On Sunday 14 February, banking giant HSBC announced that its headquarters would remain in London, after previously considering a move elsewhere. But this was not an independent decision. It was influenced heavily by Chancellor George Osborne’s increased pandering to the financial sector.
The positive aspect of HSBC’s decision is that, for now, around 1,000 jobs at the bank’s HQ are safe. But the negative aspect is that this announcement comes as a result of Osborne’s intensified efforts to deregulate the banking sector.
HSBC claimed that stricter regulations, like the Bank Levy introduced in 2010 to tax banks’ global earnings, had pushed it to consider changing the location of its headquarters. But Osborne didn’t placate HSBC immediately, perhaps feeling he couldn’t act until after the 2015 elections because of the immense public anger over the most recent economic crisis caused by the financial sector. Two months after the Conservative win in 2015, however, Osborne quickly changed the Levy, applying it only to banks’ UK operations.
Some quick facts about HSBC
HSBC is one of the largest financial institutions in the world. It has long helped the world’s economic elites to avoid and evade tax – as data obtained by a former HSBC IT expert began to reveal from 2008 onwards. In 2015, it admitted these “failings” publicly.
At the same time, the bank has been involved in scamming British citizens out of around £1bn.
The bank also has a “track record of money laundering on behalf of illegal entities”, according to Elizabeth Matsangou at World Finance. In fact, one drug lord once called it “the place to launder money”. And this reality came under scrutiny in 2012, when the institution paid $1.9bn to settle a criminal investigation into claims it had laundered around $881m on behalf of Mexican drug cartels.
In February 2016, yet another lawsuit was launched into these activities.

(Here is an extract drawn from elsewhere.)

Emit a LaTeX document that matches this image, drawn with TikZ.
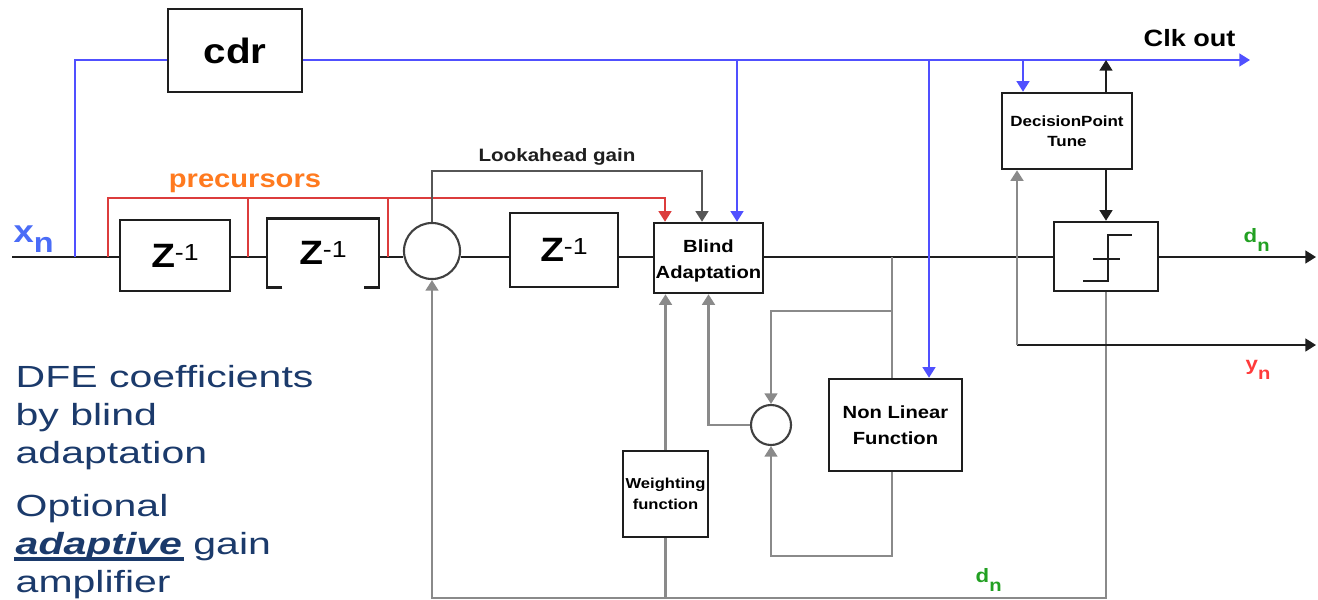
\documentclass[tikz,border=0pt]{standalone}
\usepackage{fontspec}
\setmainfont{Liberation Sans}[FakeStretch=1.15]
\newfontfamily\notefont{Liberation Sans}[FakeStretch=1.34]
\usetikzlibrary{arrows.meta, calc}
\definecolor{ink}     {HTML}{1E1E1E}
\definecolor{loopgrey}{HTML}{8A8A8A}
\definecolor{clkblue} {HTML}{5050FF}
\definecolor{xblue}   {HTML}{4A6CF7}
\definecolor{prered}  {HTML}{DC3C3C}
\definecolor{preorange}{HTML}{FF7A1F}
\definecolor{dgreen}  {HTML}{22A022}
\definecolor{yred}    {HTML}{FF3B3B}
\definecolor{navy}    {HTML}{1B3A6B}
\newcommand{\zinv}{{\fontsize{9.6}{10}\selectfont\bfseries Z}\raisebox{2pt}{\fontsize{6.6}{7}\selectfont\mdseries -1}}
\newcommand{\subn}[1]{{\bfseries #1}\raisebox{-2.6pt}{\fontsize{5}{5}\selectfont\bfseries n}}
\newcommand{\thickul}[1]{\setbox0\hbox{#1}\rlap{\kern-0.5pt\rule[-2pt]{\dimexpr\wd0+1pt\relax}{1.1pt}}\box0\relax}

\begin{document}
\begin{tikzpicture}[x=0.01cm, y=-0.01cm,
    >={Triangle[length=3pt,width=3.6pt]},
    wire/.style={draw=ink, line width=0.6pt},
    clk/.style={draw=clkblue, line width=0.6pt},
    pre/.style={draw=prered, line width=0.6pt},
    look/.style={draw=ink!75, line width=0.6pt},
    loop/.style={draw=loopgrey, line width=0.7pt},
    blk/.style={draw=ink, line width=0.7pt, fill=white, inner sep=0pt,
      align=center, font=\fontsize{5}{7.4}\selectfont\bfseries},
    sumc/.style={draw=ink!85, circle, line width=0.6pt, fill=white, inner sep=0pt}]

    % blocks
    \node[blk, minimum width=1.34cm, minimum height=0.83cm,
      font=\fontsize{10}{12}\selectfont\bfseries] (cdr) at (235,50.5) {cdr};
    \node[blk, minimum width=1.10cm, minimum height=0.71cm] (z1) at (175,255.5) {\zinv};
    \node[inner sep=0pt, minimum width=1.10cm, minimum height=0.68cm] (z2) at (323,253) {\zinv};
    \node[sumc, minimum size=0.56cm] (sum1) at (432,251) {};
    \node[blk, minimum width=1.08cm, minimum height=0.74cm] (z3) at (564,250) {\zinv};
    \node[blk, minimum width=1.09cm, minimum height=0.70cm] (ba) at (708.5,258) {\rule{0pt}{2.2pt}\\[-4.4pt]Blind\\Adaptation};
    \node[blk, minimum width=1.30cm, minimum height=0.76cm,
      font=\fontsize{4.2}{5.7}\selectfont\bfseries] (dpt) at (1067,131) {DecisionPoint\\Tune};
    \node[blk, minimum width=1.04cm, minimum height=0.69cm] (sl) at (1106,256.5) {};
    \node[blk, minimum width=1.33cm, minimum height=0.92cm] (nlf) at (895.5,425) {Non Linear\\Function};
    \node[blk, minimum width=0.85cm, minimum height=0.86cm,
      font=\fontsize{4.1}{6}\selectfont\bfseries] (wf) at (665.5,494) {Weighting\\function};
    \node[sumc, minimum size=0.40cm] (sum2) at (771,425) {};

    % second delay is drawn open at the bottom
    \draw[wire, line width=0.7pt] ([xshift=0.15cm]z2.south west) -- (z2.south west)
      -- (z2.north west) -- (z2.north east) -- (z2.south east) -- ([xshift=-0.15cm]z2.south east);

    % slicer symbol
    \draw[wire] (1083,281) -- (1108,281) -- (1108,235) -- (1132,235);
    \draw[wire] (1093,259) -- (1120,259);

    % main signal path
    \coordinate (xin) at (12,257);
    \coordinate (dout) at (1316,257);
    \draw[wire] (xin) -- (xin -| z1.west)
      (z1.east |- xin) -- (xin -| z2.west)
      (z2.east |- xin) -- (xin -| sum1.west)
      (sum1.east |- xin) -- (xin -| z3.west)
      (z3.east |- xin) -- (xin -| ba.west)
      (ba.east |- xin) -- (xin -| sl.west);
    \draw[wire, ->] (sl.east |- xin) -- (dout);

    % clock recovery
    \coordinate (ck) at (1250,60);
    \coordinate (tap0) at (75,257);
    \coordinate (b1) at (737,60);
    \coordinate (b2) at (929,60);
    \coordinate (b3) at (1023,60);
    \draw[clk] (tap0) |- (cdr.west |- ck);
    \draw[clk, ->] (cdr.east |- ck) -- (ck);
    \draw[clk, ->] (b1) -- (b1 |- ba.north);
    \draw[clk, ->] (b2) -- (b2 |- nlf.north);
    \draw[clk, ->] (b3) -- (b3 |- dpt.north);
    \draw[wire, ->] (sl.north |- dpt.north) -- (sl.north |- ck);
    \draw[wire, ->] (sl.north |- dpt.south) -- (sl.north);

    % precursor taps
    \coordinate (p1) at (108,257);
    \coordinate (p2) at (248,257);
    \coordinate (p3) at (388,257);
    \coordinate (pr) at (665,198);
    \draw[pre, ->] (p1) |- (pr) -- (pr |- ba.north);
    \draw[pre] (p2) -- (p2 |- pr);
    \draw[pre] (p3) -- (p3 |- pr);

    % lookahead gain
    \coordinate (la) at (702,171);
    \draw[look, ->] (sum1.north) |- (la) -- (la |- ba.north);

    % adaptation loops
    \coordinate (nt) at (892,257);
    \coordinate (nb) at (892,311);
    \coordinate (nbot) at (892,556);
    \draw[loop, ->] (wf.north) -- (wf.north |- ba.south);
    \draw[loop, ->] (sum2.west) -| (ba.south);
    \draw[loop] (nt) -- (nt |- nlf.north);
    \draw[loop, ->] (nb) -| (sum2.north);
    \draw[loop, ->] (nbot |- nlf.south) -- (nbot) -| (sum2.south);

    % decision feedback
    \coordinate (fb) at (1106,598);
    \draw[loop, ->] (sl.south) -- (fb) -| (sum1.south);
    \draw[loop] (wf.south) -- (wf.south |- fb);

    % soft output
    \coordinate (yt) at (1017,345);
    \coordinate (yo) at (1316,345);
    \draw[wire, ->] (yt) -- (yo);
    \draw[loop, ->] (yt) -- (yt |- dpt.south);

    % labels
    \node[anchor=base west, inner sep=0pt, text=xblue]
      (xlab) at (13,242) {\fontsize{9}{9}\selectfont\bfseries x\raisebox{-3pt}{\fontsize{8}{8}\selectfont n}};
    \node[anchor=base west, inner sep=0pt, text=dgreen, font=\fontsize{5.5}{6}\selectfont]
      (dlab) at (1243,242) {\subn{d}};
    \node[anchor=base west, inner sep=0pt, text=dgreen, font=\fontsize{5.5}{6}\selectfont]
      (dlab2) at (975,582) {\subn{d}};
    \node[anchor=base west, inner sep=0pt, text=yred, font=\fontsize{5.5}{6}\selectfont]
      (ylab) at (1245,370) {\subn{y}};
    \node[anchor=base west, inner sep=0pt, font=\fontsize{6.7}{7}\selectfont\bfseries]
      (clklab) at (1143,47) {Clk out};
    \node[inner sep=0pt, text=preorange, font=\fontsize{7.2}{8}\selectfont\bfseries]
      (prlab) at (245,183) {precursors};
    \node[inner sep=0pt, text=ink, font=\fontsize{5.1}{6}\selectfont\bfseries]
      (lalab) at (557,157) {Lookahead gain};

    % base anchor of these sits on the last line
    \node[anchor=base west, inner sep=0pt, align=left, text=navy,
      font=\notefont\fontsize{8.7}{10.8}\selectfont] (dfe) at (15,463)
      {DFE coefficients\\by blind\\adaptation};
    \node[anchor=base west, inner sep=0pt, align=left, text=navy,
      font=\notefont\fontsize{8.7}{10.8}\selectfont] (opt) at (15,592)
      {Optional\\\thickul{\textbf{\textit{adaptive}}} gain\\amplifier};

    \useasboundingbox (0,0) rectangle (1318,600);
  \end{tikzpicture}
\end{document}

Osborne in the pockets of the financial sector
HSBC’s history of money laundering, tax avoidance and tax evasion does not necessarily mean that Osborne sympathises with such activities himself. But what is clear is that he has used the bank’s threat of moving its HQ abroad as an opportunity to relax banking regulation.
The Institute for Fiscal Studies insists that Osborne’s reductions to the Bank Levy are a “significant giveaway” (pdf) to HSBC. But the Treasury claims the bank’s decision to stay in London was a “vote of confidence” in its plans. And indeed, how could a bank not be confident when its profits are guaranteed and topped up by a government bending over backwards to keep it happy?
After a 10-month review considering moving abroad, HSBC Chairman Douglas Flint insisted that Osborne and co had given the bank “very firm commitments”. During this period, the Chancellor called for a “new settlement” to end the previous years of “banker bashing”. Essentially, he hoped British citizens had forgotten about how they had bailed out banks to the tune of tens of billions of pounds just a few years earlier, whilst suffering the consequences of Britain’s deepest recession since World War II.
Apart from diluting the Bank Levy, Osborne’s plans included limiting the large fines that could be handed out to financial institutions and reducing regulatory oversight. He has achieved this in part by ousting the head of the Financial Conduct Authority, Martin Wheatley, whose time in charge saw some of the largest banking fines ever. The Chancellor has also revealed plans to sell government stakes in the Royal Bank of Scotland Group Plc.
HSBC says it hasn’t forced Osborne to do all of this, with Douglas Flint insisting “no pressure” was put on the government during the bank’s process of reflection.
But that may actually be even worse. The Chancellor has effectively decided, of his own free will, to give the financial sector more of a free ride. And he seems not to care at all about the damage that the current system has done to British citizens.
Shadow Chancellor John McDonnell insists:
the chancellor is happy to take his orders from the banks. But we simply can’t afford this light touch approach to the financial sector at such a sensitive time in the global economy, as it could be seen as a green light for a return to 2008.
Echoing McDonnell’s words, one Twitter user theorised about the real reason for HSBC’s decision to stay in London:
Spokesperson says 'We'd miss popping in to see our friends in Westminster too much.' pic.twitter.com/lopDieCc1E
— Partly Political Pod (@ParPolBro) February 14, 2016
Osborne is in cahoots with the financial sector. That’s where his real interests lie. And that’s just one more reason why the current Conservative government is a danger to ordinary British citizens.